The head of the International Energy Agency (IEA) Monday said it remains to be seen how large a contributor North American liquefied natural gas (LNG) will be to the global gas market. However, Maria van der Hoeven said North American volumes won’t do much to move the supply needle in Europe.
“Many [U.S. and Canadian LNG] export facilities are in various states of development and awaiting approvals, with one in Oregon receiving federal approval last month [see Daily GPI, July 31]. But it will be some time before we see just how much North American gas makes it to the international market,” van der Hoeven said at the ONS 2014 conference in Stavanger, Norway, according to prepared remarks posted to the IEA website.
“…North American LNG has been talked up by some as a panacea for the [European] region’s supply concerns. But as I’m sure many of you in this room already know, a few tens of Bcm [billion cubic meters] of LNG will not make much difference, given that OECD-Europe production continues to fall by similar quantities.”
U.S. LNG export projects with conditional or final non-free trade agreement (FTA) export approvals from the U.S. Department of Energy total 10.52 Bcf/d (0.29 Bcm/d) in capacity (see Daily GPI, Aug. 14).

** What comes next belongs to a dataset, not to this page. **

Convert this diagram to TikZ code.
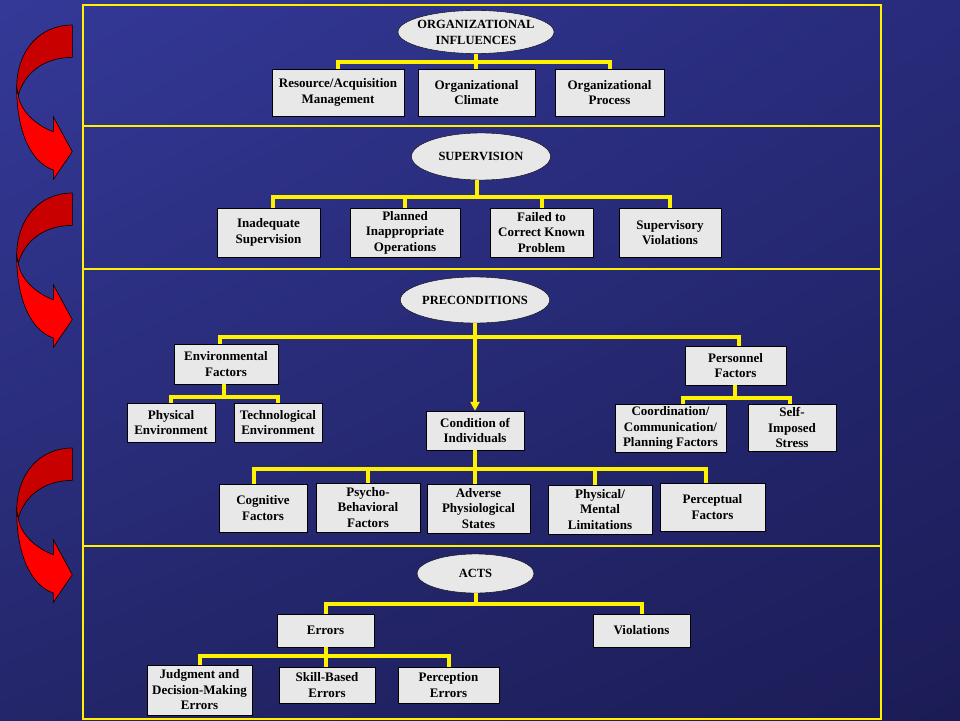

Europe needs to fend for itself in the gas market. “A broader range of measures are needed in Europe to ensure gas supplies long term, especially in light of recent conflict between Russia and Ukraine,” van der Hoeven said. “While internal infrastructure is improving and the single market is on track, continued strong gas demand in Asia and competition for LNG mean that new volumes will be hard to come by in the case of supply disruption.”
Looking to oil markets, she said “…the big supply story has been the unprecedented production growth in recent years in North America, driven by the United States, which is now the world’s No. 1 aggregate producer of oil liquids. The country is already a significant exporter of refined products, and the first condensate exports were recently approved to go to Asia [see Daily GPI, Aug. 4; Shale Daily, June 25]. Further exports remain a hotly debated topic in the United States.
“Many question how long the upward swing in U.S. light tight oil production can last, but new unconventional oil supply may come from other regions sooner than previously anticipated. Canada, Russia and Argentina are leading the pack. And Chile this month signed an agreement to begin exploring its potential.”